3.23.2011

Thoughts on The Incarnation

With Easter approaching I have been thinking a lot about the Incarnation.  Mostly, my thoughts have revolved around the unfathomable, almost comical nature of the incarnation.  I have always been able to understand Jesus as the man who walked around healing, teaching, preaching, dieing and rising. But over the last several weeks I have been meditating on the un-incarnatiablity of God, a fact that makes the Incarnation so scandalous.

I guess always imagined God-the-Father as just an older version of Jesus, the previous generation of divinity.  But this season I'm finding this view embarrassingly inadequate. We are speaking of the force that spoke the cosmos into being, who guides the moon and stars, not only around this planet, but around all the planets. This is the other who is so far beyond our understanding that words fall off the page they are so heavily inadequate to describe. This is the fire that is its own fuel. This is the water that is its own bowl. This is the love that blasts apart pleasure and leaves behind transformational joy.  This is the thread that holds all things together. This is the feeling of fear in the darkest part of the night. This is irreducible, the unknowable, present everywhere, yet untouchable anywhere.
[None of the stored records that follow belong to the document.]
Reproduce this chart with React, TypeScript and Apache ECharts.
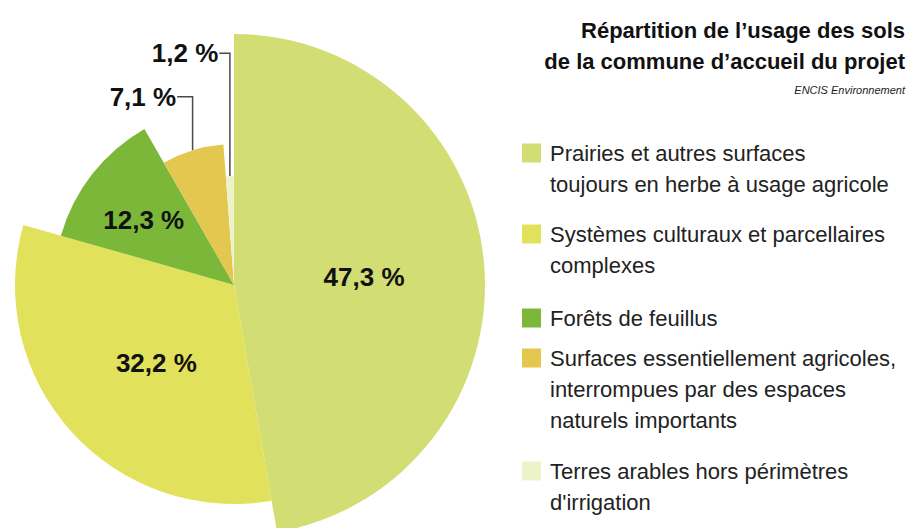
import React, { useEffect, useRef } from 'react';
import * as echarts from 'echarts';

// ---- data ----
const categories: string[] = [
  'Prairies et autres surfaces\ntoujours en herbe à usage agricole',
  'Systèmes culturaux et parcellaires\ncomplexes',
  'Forêts de feuillus',
  'Surfaces essentiellement agricoles,\ninterrompues par des espaces\nnaturels importants',
  "Terres arables hors périmètres\nd'irrigation",
];
const values: number[] = [47.3, 32.2, 12.3, 7.1, 1.2];
const titleText = 'Répartition de l’usage des sols\nde la commune d’accueil du projet';
const sourceText = 'ENCIS Environnement';

// ---- styles / layout ----
const colors = ['#d2dd73', '#e2e15b', '#7bb839', '#e3c74e', '#eef2ca'];
const sliceRadius = [251, 219, 180, 141, 109];
const pieCenter = [234, 285];
const labelPlacement = ['inside', 'inside', 'inside', 'outside', 'outside'];
const insideShift = [[2, 3], [6, 3], [-17, -8], [0, 0], [0, 0]];
const outsideShiftX = [0, 0, 0, 5, 0];
const lineLen = [0, 0, 0, 56, 123];
const lineLen2 = [0, 0, 0, 4, 6];
const legendIconCenter = [153, 234, 318, 358, 471];
const FONT = '"Liberation Sans", Arial, Helvetica, sans-serif';
const LEGEND_LH = 31;

const fmt = (v: number) => `${v.toFixed(1).replace('.', ',')} %`;

export default function App() {
  const ref = useRef<HTMLDivElement>(null);
  useEffect(() => {
    if (!ref.current) return;
    const chart = echarts.init(ref.current, undefined, { renderer: 'svg' });

    const series = values.map((_, si) => {
      const outside = labelPlacement[si] === 'outside';
      return {
        type: 'pie',
        center: pieCenter,
        radius: [0, sliceRadius[si]],
        startAngle: 90,
        clockwise: true,
        avoidLabelOverlap: false,
        emphasis: { disabled: true },
        silent: true,
        data: categories.map((name, i) => ({
          name,
          value: values[i],
          itemStyle: { color: i === si ? colors[i] : 'rgba(0,0,0,0)' },
          label: { show: i === si },
          labelLine: { show: i === si && outside },
        })),
        label: {
          position: outside ? 'outside' : 'inside',
          formatter: (p: any) => fmt(p.value),
          fontFamily: FONT,
          fontSize: 26,
          fontWeight: 'bold',
          color: '#111',
          distanceToLabelLine: 1,
          padding: outside ? [0, 0, 17, 0] : 0,
        },
        labelLine: {
          show: outside,
          length: lineLen[si],
          length2: lineLen2[si],
          smooth: false,
          lineStyle: { color: '#4a4a4a', width: 1.5 },
        },
        labelLayout: outside
          ? (params: any) => {
              const pts = params.labelLinePoints;
              if (!pts || pts.length < 3) return {};
              const p0 = pts[0];
              const p2 = pts[2];
              const dx = outsideShiftX[si];
              return {
                dx,
                labelLinePoints: [
                  [p0[0], p0[1]],
                  [p0[0], p2[1]],
                  [p2[0] + dx, p2[1]],
                ],
              };
            }
          : () => ({ dx: insideShift[si][0], dy: insideShift[si][1] }),
      };
    });

    const legends = categories.map((name, i) => {
      const n = name.split('\n').length;
      return {
        data: [{ name, itemStyle: { color: colors[i] } }],
        left: 522,
        top: legendIconCenter[i] - ((2 * n - 1) * LEGEND_LH) / 2,
        padding: 0,
        orient: 'vertical',
        icon: 'rect',
        itemWidth: 19,
        itemHeight: 19,
        selectedMode: false,
        formatter: (nm: string) => '\n'.repeat(n - 1) + nm,
        textStyle: {
          fontFamily: FONT,
          fontSize: 22,
          color: '#222',
          lineHeight: LEGEND_LH,
          padding: [0, 0, 0, 4],
        },
      };
    });

    chart.setOption({
      animation: false,
      backgroundColor: '#ffffff',
      title: {
        text: titleText,
        subtext: sourceText,
        left: 'right',
        top: 15,
        padding: [0, 6, 0, 0],
        itemGap: 6,
        textStyle: { fontFamily: FONT, fontSize: 22, fontWeight: 'bold', color: '#111', lineHeight: 31 },
        subtextStyle: { fontFamily: FONT, fontSize: 11, fontStyle: 'italic', color: '#222', lineHeight: 13 },
      },
      legend: legends,
      series,
    });
    return () => chart.dispose();
  }, []);
  return <div ref={ref} style={{ position: 'fixed', left: 0, top: 0, width: 911, height: 528 }} />;
}
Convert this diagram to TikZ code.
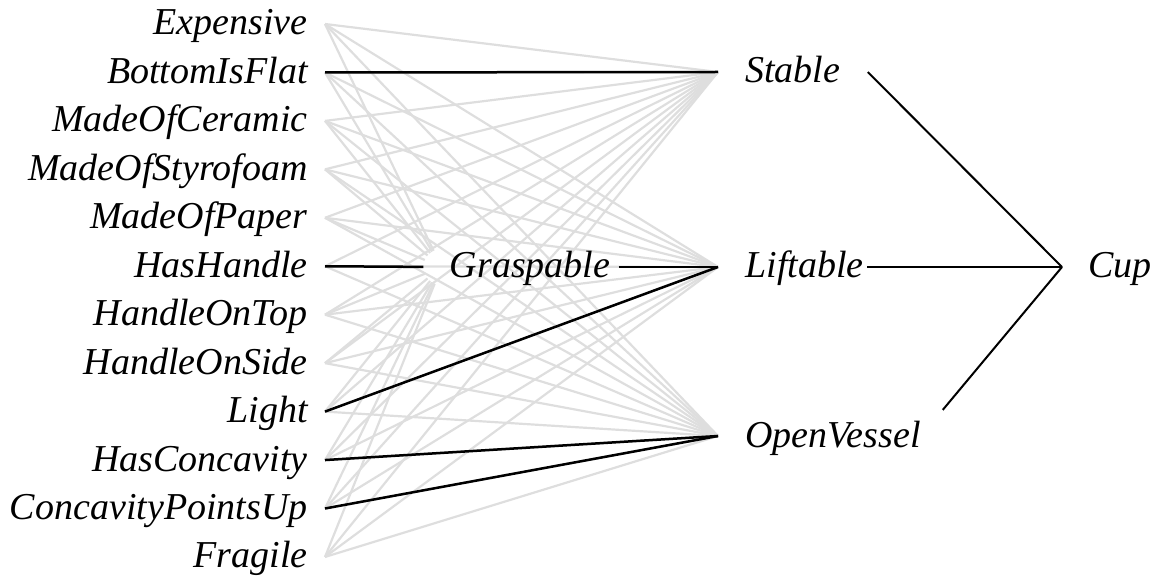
\documentclass[tikz,border=0pt]{standalone}
\usepackage{fontspec}
\setmainfont{Liberation Serif}
\usepackage{tikz}
\usetikzlibrary{backgrounds}

\begin{document}
\begin{tikzpicture}[x=0.5pt,y=-0.5pt,
    every node/.style={font=\fontsize{19}{22}\selectfont\itshape,text height=13pt,text depth=2pt},
    feat/.style={anchor=east,inner xsep=8.5pt,inner ysep=0pt},
    mid/.style={anchor=west,inner xsep=13.5pt,inner ysep=0pt},
    weak/.style={draw=black!13,line width=1.1pt},
    strong/.style={draw=black,line width=1.25pt}]
            \useasboundingbox (0,0) rectangle (1157,577);
            \foreach \lbl [count=\i] in {Expensive,BottomIsFlat,MadeOfCeramic,MadeOfStyrofoam,MadeOfPaper,HasHandle,HandleOnTop,HandleOnSide,Light,HasConcavity,ConcavityPointsUp,Fragile}
                \node[feat] (f\i) at (325,{24+48.45*(\i-1)}) {\lbl};
            \node[inner xsep=4pt,inner ysep=0pt] (gr) at (530,267) {Graspable};
            \node[mid] (st) at (718,72) {Stable};
            \node[mid] (li) at (718,267) {Liftable};
            \node[mid] (ov) at (718,436) {OpenVessel};
            \node[mid,inner xsep=13pt] (cup) at (1062,267) {Cup};
            \begin{scope}[on background layer]
            \foreach \i in {1,...,12} {
                \draw[weak,shorten >=9pt] (f\i.east) -- (gr.west);
                \draw[weak] (f\i.east) -- (st.west);
                \draw[weak] (f\i.east) -- (li.west);
                \draw[weak] (f\i.east) -- (ov.west);
            }
            \end{scope}
            \draw[strong] (f2.east) -- (st.west);
            \draw[strong,shorten >=9pt] (f6.east) -- (gr.west);
            \draw[strong] (gr.east) -- (li.west);
            \draw[strong] (f9.east) -- (li.west);
            \draw[strong] (f10.east) -- (ov.west);
            \draw[strong] (f11.east) -- (ov.west);
            \draw[strong,line width=1pt] (st.east) -- (cup.west);
            \draw[strong,line width=1pt,shorten <=-12pt] (li.east) -- (cup.west);
            \draw[strong,line width=1pt,shorten <=17pt] ([xshift=-13.5pt]ov.east) -- (cup.west);
        \end{tikzpicture}
\end{document}
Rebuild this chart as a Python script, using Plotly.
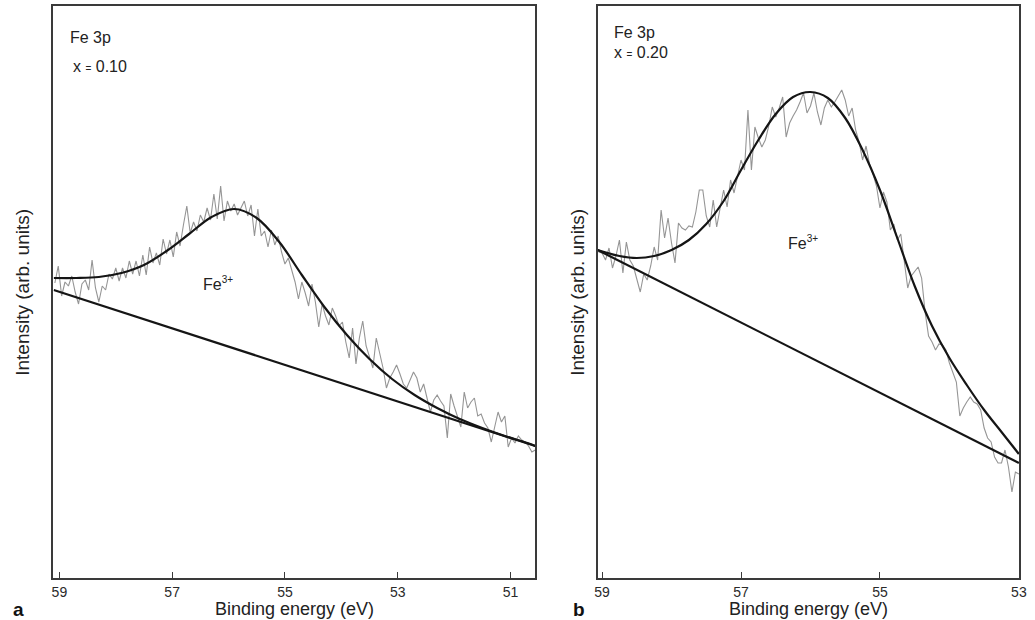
import numpy as np
import plotly.graph_objects as go

W, H = 1035, 620

# ---------------- Panel a (x = 0.10) ----------------
a_start, a_step = 59.08, 0.06
a_data = [295, 312, 282, 296, 292, 302, 286, 274, 294, 298, 288, 318, 290, 276, 292, 288, 304, 299, 310, 297,
          310, 300, 317, 304, 317, 302, 323, 303, 331, 315, 325, 313, 339, 324, 338, 321, 346, 332, 353, 372,
          345, 356, 347, 363, 356, 370, 358, 384, 359, 392, 357, 377, 367, 374, 363, 370, 377, 362, 373, 342,
          369, 342, 347, 331, 348, 333, 342, 326, 314, 320, 309, 296, 279, 296, 285, 272, 294, 276, 251, 274,
          262, 253, 270, 262, 252, 256, 236, 220, 250, 214, 240, 257, 232, 220, 210, 240, 226, 210, 190, 200,
          206, 213, 204, 194, 190, 198, 206, 200, 186, 194, 180, 166, 178, 183, 177, 172, 140, 184, 172, 162,
          151, 186, 170, 176, 180, 162, 164, 155, 150, 136, 150, 166, 156, 162, 131, 140, 135, 142, 138, 136,
          132, 126, 128]
a_fit_x = [59.1, 58.7, 58.3, 57.9, 57.5, 57.1, 56.7, 56.3, 55.9, 55.5, 55.1, 54.7, 54.3, 53.9, 53.5,
           53.1, 52.7, 52.3, 51.9, 51.5, 51.1, 50.7, 50.56]
a_fit_y = [300, 300, 301, 305, 313, 327, 344, 361, 369, 360, 336, 303, 271, 243, 219,
           199, 183, 170, 159, 150, 142, 135, 132]
a_bg_x = [59.1, 50.56]
a_bg_y = [288, 132]
a_ticks = [59, 57, 55, 53, 51]
a_range = [59.105, 50.56]

# ---------------- Panel b (x = 0.20) ----------------
b_start, b_step = 59.05, 0.05
b_data = [326, 325, 318, 330, 310, 322, 338, 305, 336, 318, 312, 300, 286, 304, 298, 312, 331, 318, 368, 340,
          360, 335, 315, 355, 350, 348, 352, 351, 366, 388, 388, 362, 351, 378, 351, 370, 388, 371, 398, 385,
          402, 418, 408, 468, 408, 451, 440, 431, 438, 452, 471, 461, 470, 481, 441, 455, 462, 468, 476, 485,
          465, 472, 485, 466, 453, 470, 478, 471, 476, 482, 488, 478, 462, 470, 448, 436, 418, 432, 414, 404,
          392, 370, 386, 376, 348, 354, 338, 344, 314, 290, 302, 306, 311, 300, 266, 242, 236, 228, 234, 233,
          228, 215, 206, 196, 162, 170, 176, 181, 176, 174, 168, 150, 140, 136, 121, 115, 115, 128, 111, 86,
          106, 104]
b_fit_x = [59.064, 58.75, 58.5, 58.25, 58.0, 57.75, 57.5, 57.25, 57.0, 56.75, 56.5, 56.25, 56.0, 55.75,
           55.5, 55.25, 55.0, 54.75, 54.5, 54.25, 54.0, 53.75, 53.5, 53.25, 53.0]
b_fit_y = [328, 322, 320, 322, 328, 338, 354, 377, 408, 438, 464, 481, 486, 480,
           460, 428, 388, 340, 292, 252, 220, 193, 168, 146, 124]
b_bg_x = [59.064, 53.0]
b_bg_y = [328, 115]
b_ticks = [59, 57, 55, 53]
b_range = [59.064, 52.997]

y_range = [0, 572]

FONT = "Liberation Sans, Arial, sans-serif"
DATA_COLOR = "#959595"
FIT_COLOR = "#151515"
AX_COLOR = "#3a3a3a"

fig = go.Figure()

def add_panel(xs, ys, fx, fy, bx, by, xa, ya):
    fig.add_trace(go.Scatter(x=xs, y=ys, mode="lines", line=dict(color=DATA_COLOR, width=1.1),
                             xaxis=xa, yaxis=ya, showlegend=False, hoverinfo="skip"))
    fig.add_trace(go.Scatter(x=bx, y=by, mode="lines", line=dict(color=FIT_COLOR, width=2.2),
                             xaxis=xa, yaxis=ya, showlegend=False, hoverinfo="skip"))
    fig.add_trace(go.Scatter(x=fx, y=fy, mode="lines", line=dict(color=FIT_COLOR, width=2.2, shape="spline", smoothing=1.0),
                             xaxis=xa, yaxis=ya, showlegend=False, hoverinfo="skip"))

ax_x = np.round(a_start - a_step * np.arange(len(a_data)), 3)
bx_x = np.round(b_start - b_step * np.arange(len(b_data)), 3)
add_panel(ax_x, a_data, a_fit_x, a_fit_y, a_bg_x, a_bg_y, "x", "y")
add_panel(bx_x, b_data, b_fit_x, b_fit_y, b_bg_x, b_bg_y, "x2", "y2")

def px(v):
    return v / W

def py(v):
    return 1 - v / H

ydom = [py(578), py(6)]
common_x = dict(showline=True, linecolor=AX_COLOR, linewidth=1.5, mirror=True, ticks="inside", ticklen=6,
                tickwidth=1.2, tickcolor=AX_COLOR, showgrid=False, zeroline=False,
                tickfont=dict(family=FONT, size=14, color="#2a2a2a"))
common_y = dict(showline=True, linecolor=AX_COLOR, linewidth=1.5, mirror=True, ticks="", showticklabels=False,
                showgrid=False, zeroline=False, range=y_range)

fig.update_layout(
    width=W, height=H, margin=dict(l=0, r=0, t=0, b=0),
    paper_bgcolor="white", plot_bgcolor="white",
    xaxis=dict(domain=[px(51), px(538)], range=a_range, tickvals=a_ticks, anchor="y", **common_x),
    yaxis=dict(domain=ydom, anchor="x", **common_y),
    xaxis2=dict(domain=[px(601), px(1027)], range=b_range, tickvals=b_ticks, anchor="y2", **common_x),
    yaxis2=dict(domain=ydom, anchor="x2", **common_y),
)

def ann(text, x, y, size=14, xanchor="left", angle=0, bold=False, color="#222"):
    fig.add_annotation(text=f"<b>{text}</b>" if bold else text, x=px(x), y=py(y), xref="paper", yref="paper",
                       showarrow=False, xanchor=xanchor, yanchor="middle", textangle=angle,
                       font=dict(family=FONT, size=size, color=color))

small_eq = '<span style="font-size:10px">=</span>'
sup = '<sup><span style="font-size:10px">3+</span></sup>'
ann("Fe 3p", 66, 37, 16)
ann(f"x {small_eq} 0.10", 69, 67, 16)
ann("Fe 3p", 616, 32, 16)
ann(f"x {small_eq} 0.20", 616, 53, 16)
ann("Fe" + sup, 200, 283, 16)
ann("Fe" + sup, 791, 243, 16)
ann("Binding energy (eV)", 295, 609, 18, xanchor="center")
ann("Binding energy (eV)", 814, 609, 18, xanchor="center")
ann("Intensity (arb. units)", 19, 292, 19, xanchor="center", angle=-90)
ann("Intensity (arb. units)", 580, 292, 19, xanchor="center", angle=-90)
ann("a", 16, 609, 19, xanchor="center", bold=True, color="#111")
ann("b", 582, 609, 19, xanchor="center", bold=True, color="#111")

fig.write_html("out.html")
This is what is poured into human form. 

I think I was mentally reverse-engineering the Incarnation back onto God-the-Father, creating what I think I may aptly call "Grandpa Jesus."  This was minimizing the mystery and beauty of the Incarnation.  How could something so not-created enter into the created world?  I don't know.  But it really doesn't matter how.  It matters that it somehow did

As I like to say, "Everything is possible, not everything is explainable."